Original tokens like "iq" or "a4" for example can not be found.
I am already applying some language specific analysis before ngram, so i would like to avoid copying the whole field. I am looking to expand the tokens with ngrams.
Any ideas or ngram-suggestions?
Here is an example of one of my analyzers that use the custom_ngram filter:
"french": {
"type":"custom",
"tokenizer": "standard",
"filter": [
"french_elision",
"lowercase",
"french_stop",
"custom_ascii_folding",
"french_stemmer",
"custom_ngram"
]
}
Upvotes: 1
Views: 1164
Reputation: 1
I'm not sure if the option existed before.
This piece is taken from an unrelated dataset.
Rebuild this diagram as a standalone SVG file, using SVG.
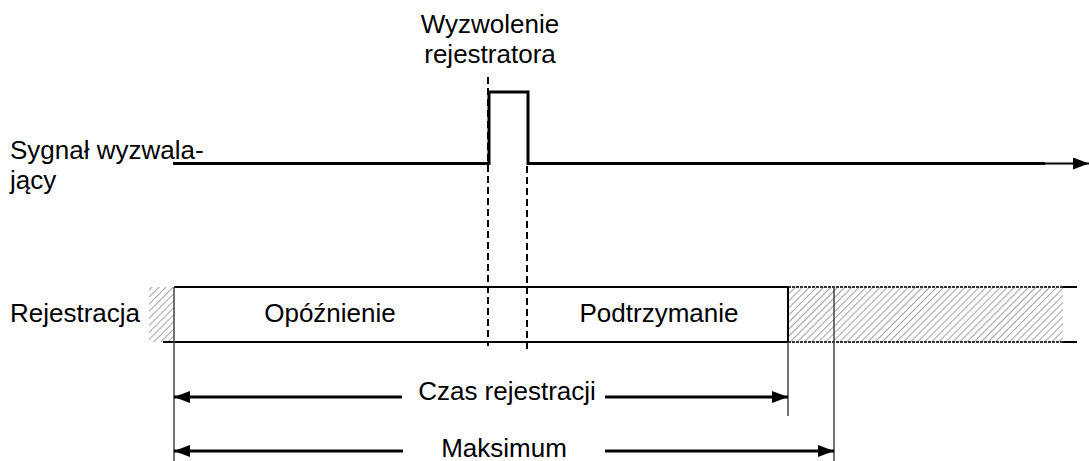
<svg xmlns="http://www.w3.org/2000/svg" width="1089" height="461" viewBox="0 0 1089 461">
  <style>
    .lbl { font-family: "Liberation Sans", Arial, sans-serif; font-size: 26px; fill: #000; }
    .mid { text-anchor: middle; }
    .ln { stroke: #000; fill: none; }
    .edge { stroke: #333; stroke-width: 2; stroke-dasharray: 3 1; fill: none; }
    .dash { stroke: #000; stroke-width: 2; stroke-dasharray: 7 4; fill: none; }
    .thin { stroke: #444; stroke-width: 1.5; fill: none; }
  </style>
  <defs>
    <pattern id="hatch" width="5" height="5" patternUnits="userSpaceOnUse" patternTransform="rotate(45)">
      <rect width="5" height="5" fill="#fff"/>
      <line x1="0" y1="0" x2="0" y2="5" stroke="#8a8a8a" stroke-width="1.6"/>
    </pattern>
    <marker id="ah" viewBox="0 0 16 12" refX="16" refY="6" markerWidth="16" markerHeight="12" markerUnits="userSpaceOnUse" orient="auto-start-reverse">
      <path d="M0,0 L16,6 L0,12 Z" fill="#000"/>
    </marker>
  </defs>

  <!-- trigger signal -->
  <g id="signal">
    <path class="ln" stroke-width="3" d="M173,163.5 H489 V92 H528 V163.5 H1045"/>
    <line class="ln" stroke-width="2" x1="1045" y1="163.5" x2="1089" y2="163.5" marker-end="url(#ah)"/>
    <text class="lbl" x="10" y="159">Sygnał wyzwala-</text>
    <text class="lbl" x="10" y="189">jący</text>
  </g>

  <g id="trigger">
    <text class="lbl mid" x="490" y="33">Wyzwolenie</text>
    <text class="lbl mid" x="490" y="63">rejestratora</text>
  </g>

  <!-- recording bar -->
  <g id="recording">
    <rect x="149" y="287" width="25" height="55" fill="url(#hatch)"/>
    <rect x="788" y="287" width="275" height="55" fill="url(#hatch)"/>
    <line class="ln" stroke-width="2" x1="174" y1="287" x2="788" y2="287"/>
    <line class="ln" stroke-width="2" x1="163" y1="342" x2="788" y2="342"/>
    <line class="edge" x1="788" y1="287" x2="1063" y2="287"/>
    <line class="edge" x1="788" y1="342" x2="1063" y2="342"/>
    <line class="ln" stroke-width="2" x1="1063" y1="287" x2="1077" y2="287"/>
    <line class="ln" stroke-width="2" x1="1063" y1="342" x2="1077" y2="342"/>
    <line class="ln" stroke-width="2" x1="788" y1="287" x2="788" y2="342"/>
    <text class="lbl" x="10" y="322">Rejestracja</text>
  </g>

  <g id="delay">
    <text class="lbl mid" x="330" y="322">Opóźnienie</text>
  </g>

  <g id="hold">
    <text class="lbl mid" x="659" y="322">Podtrzymanie</text>
  </g>

  <!-- markers, guides and dimension arrows -->
  <g id="connectors">
    <line class="dash" x1="488" y1="77" x2="488" y2="346"/>
    <line class="dash" x1="527" y1="166" x2="527" y2="349"/>
    <line class="thin" x1="174" y1="287" x2="174" y2="461"/>
    <line class="thin" x1="788" y1="342" x2="788" y2="416"/>
    <line class="thin" x1="834" y1="287" x2="834" y2="461"/>
    <line class="ln" stroke-width="3" x1="402" y1="397" x2="174" y2="397" marker-end="url(#ah)"/>
    <line class="ln" stroke-width="3" x1="605" y1="397" x2="788" y2="397" marker-end="url(#ah)"/>
    <line class="ln" stroke-width="3" x1="403" y1="451" x2="174" y2="451" marker-end="url(#ah)"/>
    <line class="ln" stroke-width="3" x1="605" y1="451" x2="834" y2="451" marker-end="url(#ah)"/>
  </g>

  <g id="spans">
    <text class="lbl mid" x="507" y="400">Czas rejestracji</text>
    <text class="lbl mid" x="504" y="457">Maksimum</text>
  </g>
</svg>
But the solution now is
"custom_ngram": {
"type": "ngram",
"min_gram": 3,
"max_gram": 10,
"preserve_original" : true
}
Upvotes: 0
Reputation: 4270
As Andrei Stefan pointed out, I had to go with multi_fields.
I did and my mapping (for french) now looks like this:
"french_strings": {
"match": "*_fr",
"match_mapping_type": "string",
"mapping": {
"type": "string",
"analyzer": "french",
"fields":{
"ngram":{
"type":"string",
"index":"analyzed",
"analyzer":"ngram",
"search_analyzer": "default_search"
}
}
}
}
I decided to remove the ngram filter from the french analyzer and use an "custom ngram-only" analyzer for the subfield .ngram. This results in a french analyzed field and an "original-to-ngram" subfield.
Upvotes: 0
Reputation: 52368
You have no option than to use multi fields and index that field with a different analyzer that is able to keep the shorter terms as well. Something like that:
"text": {
"type": "string",
"analyzer": "french",
"fields": {
"standard_version": {
"type": "string",
"analyzer": "standard"
}
}
}
And adjust the queries to also touch the text.standard_version
field as well.
Upvotes: 1